Fall Out Boy

American Beauty / American Psycho

BY Rebecca M. WilliamsPublished Jan 21, 2015

With over ten years and a hiatus under their belt, Fall Out Boy have been known to grow and change with each release. 2013's Save Rock and Roll ushered in a new era for Fall Out Boy; the pop punk that the band became known for transformed into pure radio-ready pop. The group's latest release, American Beauty / American Psycho, has expanded on the band's new sound, proving that Fall Out Boy haven't settled yet.
They lay the theatrics on thick on American Beauty / American Psycho. From the horn section on "Irresistible" to the haunting choral cadence at the end of "Twin Skeleton's (Hotel in NYC)" to Patrick Stump's vocal acrobatics throughout each track, the album is clearly meant to grab the attention of a sold-out mega-venue. "The Kids Aren't Alright" is a nod to every underdog who holds this band close; it's a Folie A Deux-esque track that builds at the chorus, evoking the desire to sing along.
The album's nadir is the title track, which is so busy and disorienting it feels like an audio assault.

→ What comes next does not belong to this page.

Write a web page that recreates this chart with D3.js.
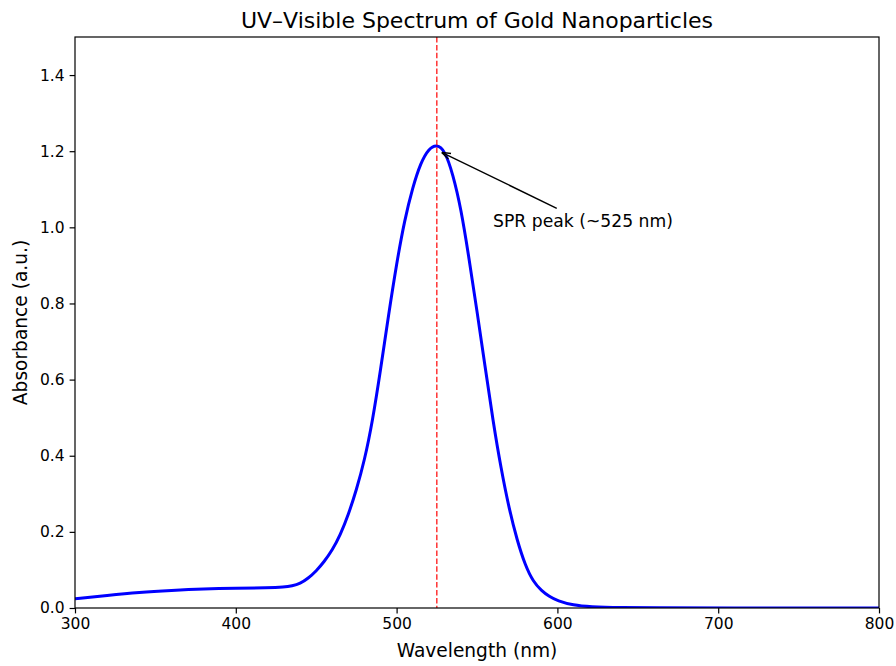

It's an unfortunate electronic train wreck reminiscent of lyricist Pete Wentz's flopped hiatus project, Black Cards, proof that not all experiments translate into success.
American Beauty / American Psycho might be challenging for Fall Out Boy listeners who yearn for the snark-soaked emo of Take This To Your Grave or From Under the Cork Tree, but listeners who can handle a few catchy, dance-worthy tracks will appreciate their latest creation. Fall Out Boy have honed in on an arena-rattling brand of pop that is different for sure, but likeable nonetheless.